▶ _Directions for this task_
Transcribe every line exactly and omit anything that is a picture.

----- Dataset extract -----

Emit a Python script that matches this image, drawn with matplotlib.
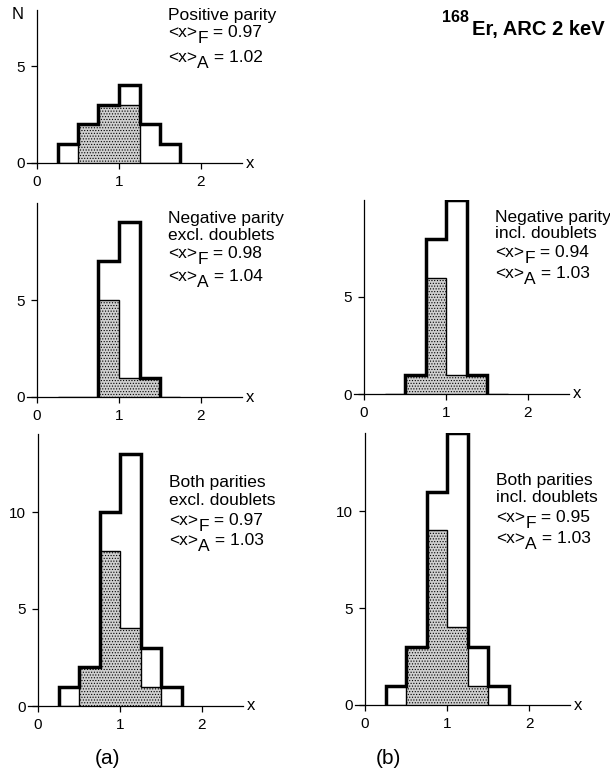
import numpy as np
import matplotlib
matplotlib.use("Agg")
import matplotlib.pyplot as plt
from matplotlib.transforms import offset_copy

plt.rcParams['font.family'] = ['Liberation Sans', 'DejaVu Sans']
plt.rcParams['hatch.linewidth'] = 0.5

# bin edges of the x distributions (width 0.25)
edges = [0.25, 0.5, 0.75, 1.0, 1.25, 1.5, 1.75]

pos_total = [1, 2, 3, 4, 2, 1]
pos_shaded = [0, 2, 3, 3, 0, 0]
neg_excl_total = [0, 0, 7, 9, 1, 0]
neg_excl_shaded = [0, 0, 5, 1, 1, 0]
neg_incl_total = [0, 1, 8, 10, 1, 0]
neg_incl_shaded = [0, 1, 6, 1, 1, 0]
both_excl_total = [1, 2, 10, 13, 3, 1]
both_excl_shaded = [0, 2, 8, 4, 1, 0]
both_incl_total = [1, 3, 11, 14, 3, 1]
both_incl_shaded = [0, 3, 9, 4, 1, 0]

pos_header = ["Positive parity"]
neg_excl_header = ["Negative parity", "excl. doublets"]
neg_incl_header = ["Negative parity", "incl. doublets"]
both_excl_header = ["Both parities", "excl. doublets"]
both_incl_header = ["Both parities", "incl. doublets"]

pos_means = (0.97, 1.02)
neg_excl_means = (0.98, 1.04)
neg_incl_means = (0.94, 1.03)
both_excl_means = (0.97, 1.03)
both_incl_means = (0.95, 1.03)

W, H = 610, 778
fig = plt.figure(figsize=(W / 100, H / 100), dpi=100)

UX, UY = 82.0, 19.4        # pixels per data unit
XMIN, XMAX = -0.12, 2.5
FS = 12.5
SHADE = "#cfcfcf"


def make_axes(x0_px, y0_px, ytop):
    left = x0_px + XMIN * UX
    rect = [left / W, (H - y0_px) / H, (XMAX - XMIN) * UX / W, ytop * UY / H]
    ax = fig.add_axes(rect)
    ax.set_xlim(XMIN, XMAX)
    ax.set_ylim(0, ytop)
    ax.patch.set_alpha(0)
    for s in ("top", "right"):
        ax.spines[s].set_visible(False)
    ax.spines["left"].set_position(("data", 0))
    for s in ("left", "bottom"):
        ax.spines[s].set_linewidth(0.9)
    ax.tick_params(direction="out", length=4.5, width=0.9, labelsize=11, pad=4)
    ax.set_xticks([0, 1, 2])
    ax.text(2.6, 0, "x", ha="center", va="center", fontsize=12, clip_on=False)
    return ax


def mean_line(ax, x, y, dy, sub, val):
    tr = offset_copy(ax.transData, fig=fig, x=0, y=dy, units="dots")
    t1 = ax.text(x, y, "<x>", transform=tr, ha="left", va="baseline", fontsize=FS)
    t2 = ax.annotate(sub, xy=(1, 0), xycoords=t1, xytext=(0, -6),
                     textcoords="offset pixels", ha="left", va="bottom", fontsize=FS)
    ax.annotate(f" = {val:.2f}", xy=(1, 0), xycoords=t2, xytext=(0, 6),
                textcoords="offset pixels", ha="left", va="bottom", fontsize=FS)


def panel(x0_px, y0_px, ytop, yticks, total, shaded, header, means, ty, offsets):
    ax = make_axes(x0_px, y0_px, ytop)
    ax.set_yticks(yticks)

    # stippled part of the distribution
    sh = ax.stairs(shaded, edges, baseline=0, fill=True, facecolor=SHADE,
                   edgecolor="black", linewidth=1.0, hatch="......")
    sh.set_joinstyle("miter")

    # thick outline of the full distribution
    total = np.asarray(total)
    nz = np.nonzero(total)[0]
    i0, i1 = nz[0], nz[-1] + 1
    st = ax.stairs(total[i0:i1], edges[i0:i1 + 1], baseline=0, fill=False,
                   color="black", linewidth=2.5)
    st.set_joinstyle("miter")

    for line, dy in zip(header, offsets):
        tr = offset_copy(ax.transData, fig=fig, x=0, y=dy, units="dots")
        ax.text(1.6, ty, line, transform=tr, ha="left", va="baseline", fontsize=FS)
    n = len(header)
    mean_line(ax, 1.6, ty, offsets[n], "F", means[0])
    mean_line(ax, 1.6, ty, offsets[n + 1], "A", means[1])
    return ax


ax_tl = panel(37, 163, 7.9, [0, 5], pos_total, pos_shaded, pos_header, pos_means,
              (163 - 20) / UY, [0, -17, -42])
ax_tl.text(-0.24, 7.63, "N", ha="center", va="center", fontsize=12, clip_on=False)

panel(37, 397, 10, [0, 5], neg_excl_total, neg_excl_shaded, neg_excl_header,
      neg_excl_means, (397 - 223) / UY, [0, -17, -35, -58])
panel(364, 394, 10, [0, 5], neg_incl_total, neg_incl_shaded, neg_incl_header,
      neg_incl_means, (394 - 222) / UY, [0, -16, -35, -56])
panel(38, 706, 14, [0, 5, 10], both_excl_total, both_excl_shaded, both_excl_header,
      both_excl_means, (706 - 487) / UY, [0, -18, -38, -58])
panel(365, 705, 14, [0, 5, 10], both_incl_total, both_incl_shaded, both_incl_header,
      both_incl_means, (705 - 485) / UY, [0, -17, -37, -58])

# nucleus / measurement label
fig.text(442 / W, 1 - 22 / H, "168", ha="left", va="baseline",
         fontsize=11.5, fontweight="bold")
fig.text(472 / W, 1 - 35 / H, "Er, ARC 2 keV", ha="left", va="baseline",
         fontsize=14.5, fontweight="bold")

fig.text(107 / W, 1 - 759 / H, "(a)", ha="center", va="center", fontsize=15)
fig.text(388 / W, 1 - 759 / H, "(b)", ha="center", va="center", fontsize=15)

fig.savefig("out.png", dpi=100, facecolor="white")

-----

▶ _Written answer_
Emit a Python script that matches this image, drawn with matplotlib.
import numpy as np
import matplotlib
matplotlib.use("Agg")
import matplotlib.pyplot as plt
from matplotlib.transforms import offset_copy

plt.rcParams['font.family'] = ['Liberation Sans', 'DejaVu Sans']
plt.rcParams['hatch.linewidth'] = 0.5

# bin edges of the x distributions (width 0.25)
edges = [0.25, 0.5, 0.75, 1.0, 1.25, 1.5, 1.75]

pos_total = [1, 2, 3, 4, 2, 1]
pos_shaded = [0, 2, 3, 3, 0, 0]
neg_excl_total = [0, 0, 7, 9, 1, 0]
neg_excl_shaded = [0, 0, 5, 1, 1, 0]
neg_incl_total = [0, 1, 8, 10, 1, 0]
neg_incl_shaded = [0, 1, 6, 1, 1, 0]
both_excl_total = [1, 2, 10, 13, 3, 1]
both_excl_shaded = [0, 2, 8, 4, 1, 0]
both_incl_total = [1, 3, 11, 14, 3, 1]
both_incl_shaded = [0, 3, 9, 4, 1, 0]

pos_header = ["Positive parity"]
neg_excl_header = ["Negative parity", "excl. doublets"]
neg_incl_header = ["Negative parity", "incl. doublets"]
both_excl_header = ["Both parities", "excl. doublets"]
both_incl_header = ["Both parities", "incl. doublets"]

pos_means = (0.97, 1.02)
neg_excl_means = (0.98, 1.04)
neg_incl_means = (0.94, 1.03)
both_excl_means = (0.97, 1.03)
both_incl_means = (0.95, 1.03)

W, H = 610, 778
fig = plt.figure(figsize=(W / 100, H / 100), dpi=100)

UX, UY = 82.0, 19.4        # pixels per data unit
XMIN, XMAX = -0.12, 2.5
FS = 12.5
SHADE = "#cfcfcf"


def make_axes(x0_px, y0_px, ytop):
    left = x0_px + XMIN * UX
    rect = [left / W, (H - y0_px) / H, (XMAX - XMIN) * UX / W, ytop * UY / H]
    ax = fig.add_axes(rect)
    ax.set_xlim(XMIN, XMAX)
    ax.set_ylim(0, ytop)
    ax.patch.set_alpha(0)
    for s in ("top", "right"):
        ax.spines[s].set_visible(False)
    ax.spines["left"].set_position(("data", 0))
    for s in ("left", "bottom"):
        ax.spines[s].set_linewidth(0.9)
    ax.tick_params(direction="out", length=4.5, width=0.9, labelsize=11, pad=4)
    ax.set_xticks([0, 1, 2])
    ax.text(2.6, 0, "x", ha="center", va="center", fontsize=12, clip_on=False)
    return ax


def mean_line(ax, x, y, dy, sub, val):
    tr = offset_copy(ax.transData, fig=fig, x=0, y=dy, units="dots")
    t1 = ax.text(x, y, "<x>", transform=tr, ha="left", va="baseline", fontsize=FS)
    t2 = ax.annotate(sub, xy=(1, 0), xycoords=t1, xytext=(0, -6),
                     textcoords="offset pixels", ha="left", va="bottom", fontsize=FS)
    ax.annotate(f" = {val:.2f}", xy=(1, 0), xycoords=t2, xytext=(0, 6),
                textcoords="offset pixels", ha="left", va="bottom", fontsize=FS)


def panel(x0_px, y0_px, ytop, yticks, total, shaded, header, means, ty, offsets):
    ax = make_axes(x0_px, y0_px, ytop)
    ax.set_yticks(yticks)

    # stippled part of the distribution
    sh = ax.stairs(shaded, edges, baseline=0, fill=True, facecolor=SHADE,
                   edgecolor="black", linewidth=1.0, hatch="......")
    sh.set_joinstyle("miter")

    # thick outline of the full distribution
    total = np.asarray(total)
    nz = np.nonzero(total)[0]
    i0, i1 = nz[0], nz[-1] + 1
    st = ax.stairs(total[i0:i1], edges[i0:i1 + 1], baseline=0, fill=False,
                   color="black", linewidth=2.5)
    st.set_joinstyle("miter")

    for line, dy in zip(header, offsets):
        tr = offset_copy(ax.transData, fig=fig, x=0, y=dy, units="dots")
        ax.text(1.6, ty, line, transform=tr, ha="left", va="baseline", fontsize=FS)
    n = len(header)
    mean_line(ax, 1.6, ty, offsets[n], "F", means[0])
    mean_line(ax, 1.6, ty, offsets[n + 1], "A", means[1])
    return ax


ax_tl = panel(37, 163, 7.9, [0, 5], pos_total, pos_shaded, pos_header, pos_means,
              (163 - 20) / UY, [0, -17, -42])
ax_tl.text(-0.24, 7.63, "N", ha="center", va="center", fontsize=12, clip_on=False)

panel(37, 397, 10, [0, 5], neg_excl_total, neg_excl_shaded, neg_excl_header,
      neg_excl_means, (397 - 223) / UY, [0, -17, -35, -58])
panel(364, 394, 10, [0, 5], neg_incl_total, neg_incl_shaded, neg_incl_header,
      neg_incl_means, (394 - 222) / UY, [0, -16, -35, -56])
panel(38, 706, 14, [0, 5, 10], both_excl_total, both_excl_shaded, both_excl_header,
      both_excl_means, (706 - 487) / UY, [0, -18, -38, -58])
panel(365, 705, 14, [0, 5, 10], both_incl_total, both_incl_shaded, both_incl_header,
      both_incl_means, (705 - 485) / UY, [0, -17, -37, -58])

# nucleus / measurement label
fig.text(442 / W, 1 - 22 / H, "168", ha="left", va="baseline",
         fontsize=11.5, fontweight="bold")
fig.text(472 / W, 1 - 35 / H, "Er, ARC 2 keV", ha="left", va="baseline",
         fontsize=14.5, fontweight="bold")

fig.text(107 / W, 1 - 759 / H, "(a)", ha="center", va="center", fontsize=15)
fig.text(388 / W, 1 - 759 / H, "(b)", ha="center", va="center", fontsize=15)

fig.savefig("out.png", dpi=100, facecolor="white")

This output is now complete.